━━ Given data

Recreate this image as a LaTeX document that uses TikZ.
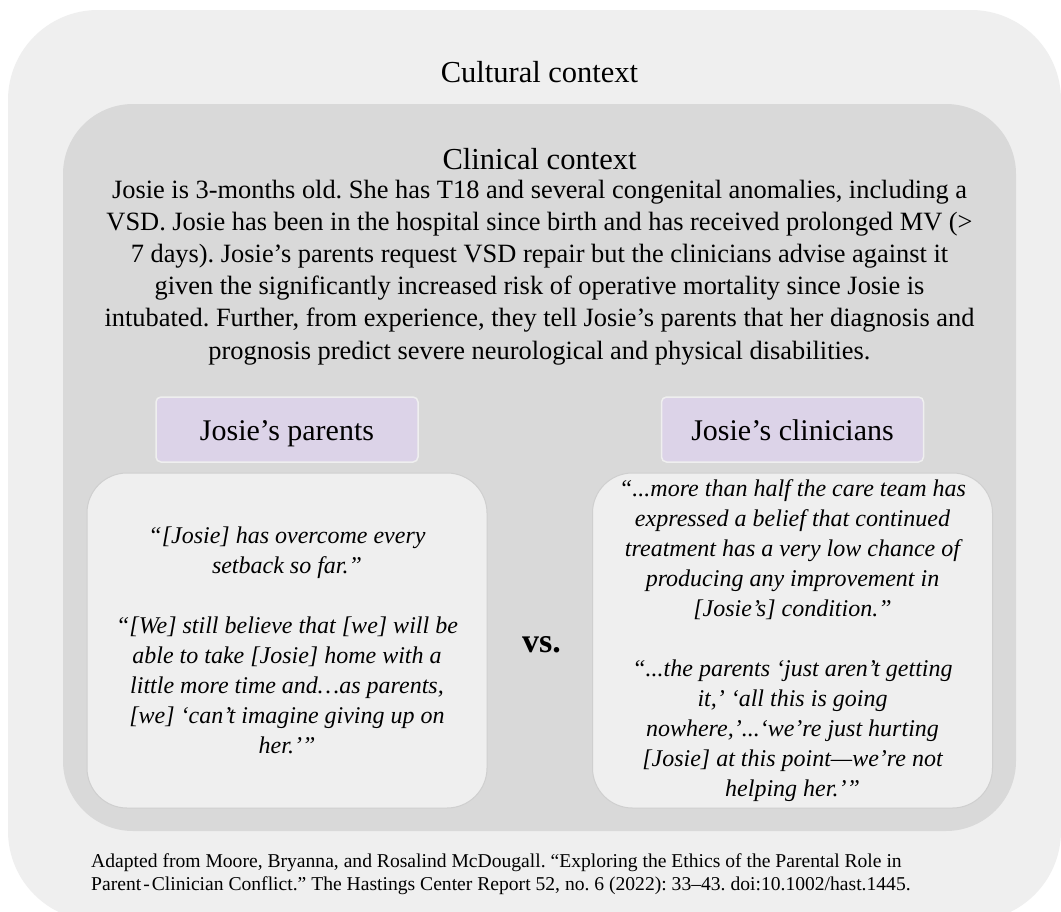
\documentclass[tikz,border=0pt]{standalone}
\usepackage{fontspec}
\setmainfont{Liberation Serif}
\frenchspacing
\definecolor{outergray}{HTML}{EFEFEF}
\definecolor{innergray}{HTML}{D9D9D9}
\definecolor{boxgray}{HTML}{EFEFEF}
\definecolor{edgegray}{HTML}{CFCFCF}
\definecolor{lavender}{HTML}{DCD3E8}
\begin{document}
\begin{tikzpicture}[x=1pt,y=-1pt,
  ctx/.style={font=\fontsize{30.5}{36}\selectfont, anchor=base},
  labelbox/.style={rectangle, rounded corners=5pt, fill=lavender, draw=outergray, line width=1.5pt, minimum width=262pt, minimum height=65pt, text height=26pt, text depth=4pt, font=\fontsize{30}{36}\selectfont},
  quotebox/.style={rectangle, rounded corners=40pt, fill=boxgray, draw=edgegray, line width=1pt, minimum width=400pt, minimum height=335pt, align=center, font=\fontsize{24}{30}\selectfont\itshape}]
  \useasboundingbox (0,0) rectangle (1061,911);
  \fill[white] (0,0) rectangle (1061,911);
  \fill[outergray, rounded corners=90pt] (8,10) rectangle (1061,921);
  \fill[innergray, rounded corners=70pt] (63,104) rectangle (1016,831);
  \node[ctx] (cultural) at (539.5,82) {Cultural context};
  \node[ctx] (clinical) at (539.5,169) {Clinical context};
  \node[align=center, anchor=base, font=\fontsize{26.4}{32.2}\selectfont] (case) at (539.5,359) {Josie is 3-months old. She has T18 and several congenital anomalies, including a\\ VSD. Josie has been in the hospital since birth and has received prolonged MV (>\\ 7 days). Josie’s parents request VSD repair but the clinicians advise against it\\ given the significantly increased risk of operative mortality since Josie is\\ intubated. Further, from experience, they tell Josie’s parents that her diagnosis and\\ prognosis predict severe neurological and physical disabilities.};
  \node[labelbox] (parents) at (287,429.5) {Josie’s parents};
  \node[labelbox] (clinicians) at (792.5,429.5) {Josie’s clinicians};
  \node[quotebox] (parentsquote) at (287,640.5) {“[Josie] has overcome every\\ setback so far.”\\[30pt] “[We] still believe that [we] will be\\ able to take [Josie] home with a\\ little more time and…as parents,\\{}[we] ‘can’t imagine giving up on\\ her.’”};
  \node[quotebox] (cliniciansquote) at (792.5,640.5) {“...more than half the care team has\\ expressed a belief that continued\\ treatment has a very low chance of\\ producing any improvement in\\{}[Josie’s] condition.”\\[30pt] “...the parents ‘just aren’t getting\\ it,’ ‘all this is going\\ nowhere,’...‘we’re just hurting\\{}[Josie] at this point—we’re not\\ helping her.’”};
  \node[font=\fontsize{34}{40}\selectfont\bfseries] (versus) at (541.5,645) {vs.};
  \node[anchor=base west, align=left, inner sep=0, font=\fontsize{19.6}{23}\selectfont] (source) at (91,890) {Adapted from Moore, Bryanna, and Rosalind McDougall. “Exploring the Ethics of the Parental Role in\\ Parent\kern2pt-\kern2pt Clinician Conflict.” The Hastings Center Report 52, no. 6 (2022): 33–43. doi:10.1002/hast.1445.};
\end{tikzpicture}
\end{document}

━━━━

Instruction
All lines of the data above that include the word "this" must be shown.

The response
Recreate this image as a LaTeX document that uses TikZ.
  \node[quotebox] (cliniciansquote) at (792.5,640.5) {“...more than half the care team has\\ expressed a belief that continued\\ treatment has a very low chance of\\ producing any improvement in\\{}[Josie’s] condition.”\\[30pt] “...the parents ‘just aren’t getting\\ it,’ ‘all this is going\\ nowhere,’...‘we’re just hurting\\{}[Josie] at this point—we’re not\\ helping her.’”};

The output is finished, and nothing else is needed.